I began working with machine embroidery when I rediscovered hand embroidered linen and realized how easy it was for me to digitize monograms after so many years working as a technical drafter using AutoCAD. I also missed being surrounded by really well made linen.
I have researched digitizing software, design books, vintage monogrammed linen and slowly trained myself on how to properly digitize beautiful monograms so that when embroidered, they would almost look like they were hand embroidered. My inspiration was and always will be traditional embroidery. I was raised in Transylvania, Romania. A country with a long tradition in hand embroidery. A machine will never replace hand embroidery but with attention to detail, it can be accomplished.
In 2008 I went to New York for a Home Gift Show hoping to find vendors with suitable linen for monogramming. Instead, I made an appointment with famous monogram designer, Carol Brackenridge with Monogram Inc. I spent two unforgettable hours with her going over hand embroidered linen, old books and sketches that she collected over the years. I was over the moon! We clicked and we worked together ever since. Up until she died, in 2014. Carol was a talented monogram designer, but most of all, she was clever. We collaborated on so many designs. She would show me how to make a letter stand out, I would have to figure out how to accomplish this through stitches.
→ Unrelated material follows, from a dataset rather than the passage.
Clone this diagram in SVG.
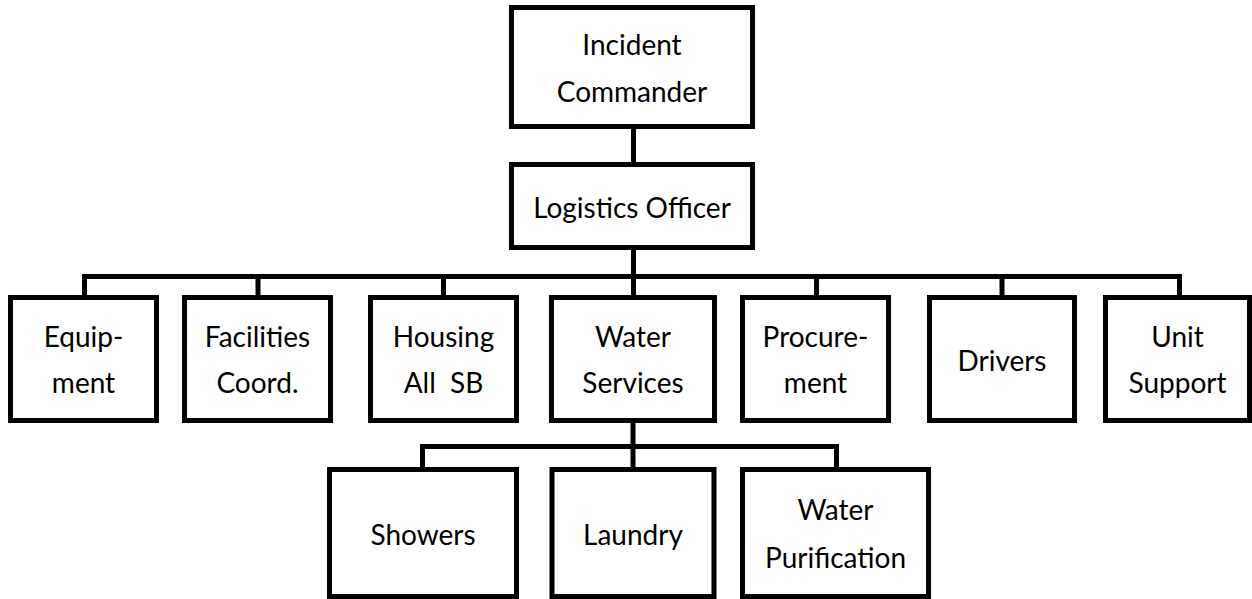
<svg xmlns="http://www.w3.org/2000/svg" width="1252" height="599" viewBox="0 0 1252 599">
<style>
.box{fill:#fff;stroke:#000;stroke-width:5}
.ln{fill:none;stroke:#000;stroke-width:5;stroke-linejoin:miter}
text{font-family:Lato,"Open Sans","Liberation Sans",sans-serif;font-size:28px;fill:#000;text-anchor:middle}
</style>
<rect width="1252" height="599" fill="#fff"/>
<g id="connectors">
<path class="ln" d="M633.5,129 V164"/>
<path class="ln" d="M633.5,250 V277"/>
<path class="ln" d="M84.5,297 V276.5 H1179.5 V297"/>
<path class="ln" d="M258,276.5 V297"/>
<path class="ln" d="M443.5,276.5 V297"/>
<path class="ln" d="M633.5,276.5 V297"/>
<path class="ln" d="M816.5,276.5 V297"/>
<path class="ln" d="M1002,276.5 V297"/>
<path class="ln" d="M633,421 V469"/>
<path class="ln" d="M422.5,469 V446.5 H836.5 V469"/>
</g>
<g id="incident-commander"><rect class="box" x="511.5" y="7.5" width="241" height="119"/><text x="632" y="55">Incident</text><text x="632" y="101.5">Commander</text></g>
<g id="logistics-officer"><rect class="box" x="511.5" y="164.5" width="241" height="83"/><text x="632" y="218">Logistics Officer</text></g>
<g id="equipment"><rect class="box" x="10.5" y="297.5" width="146" height="123"/><text x="83.5" y="346.5">Equip-</text><text x="83.5" y="393">ment</text></g>
<g id="facilities"><rect class="box" x="184.5" y="297.5" width="146" height="123"/><text x="257.5" y="346.5">Facilities</text><text x="257.5" y="393">Coord.</text></g>
<g id="housing"><rect class="box" x="370.5" y="297.5" width="146" height="123"/><text x="443.5" y="346.5">Housing</text><text x="443.5" y="393" xml:space="preserve">All  SB</text></g>
<g id="water-services"><rect class="box" x="551.5" y="297.5" width="163" height="123"/><text x="633" y="346.5">Water</text><text x="633" y="393">Services</text></g>
<g id="procurement"><rect class="box" x="742.5" y="297.5" width="146" height="123"/><text x="815.5" y="346.5">Procure-</text><text x="815.5" y="393">ment</text></g>
<g id="drivers"><rect class="box" x="929.5" y="297.5" width="145" height="123"/><text x="1002" y="370.5">Drivers</text></g>
<g id="unit-support"><rect class="box" x="1105.5" y="297.5" width="144" height="123"/><text x="1177.5" y="346.5">Unit</text><text x="1177.5" y="393">Support</text></g>
<g id="showers"><rect class="box" x="329.5" y="469.5" width="187" height="127"/><text x="423" y="545">Showers</text></g>
<g id="laundry"><rect class="box" x="552" y="469.5" width="162" height="127"/><text x="633" y="545">Laundry</text></g>
<g id="water-purification"><rect class="box" x="742.5" y="469.5" width="186" height="127"/><text x="835.5" y="520">Water</text><text x="835.5" y="568">Purification</text></g>
</svg>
Designs are now available everywhere, books have been digitized, designs shared and the resources are unlimited. Threads, fabrics, supplies and even finished linen are all readily available for embroidery. Which is why I now offer a line of table linen made completely by hand. Panels are cut on the grain, folded and sewn to perfection. Mitered corners and trim added with care so that when washed, the finished linen will keep their shape. Monogramming dinner napkins is probably my favorite part of the process. It completes the dinner napkin and it creates a fun conversation at the dinner table, especially when the monogram is special.
One more thing: I'm not re-inventing the wheel, table linen have been made for centuries and many methods have been perfected and improved over time. Fabric designers come up with new prints every day. My goal is to make good linen, the kind you do not throw away after one use.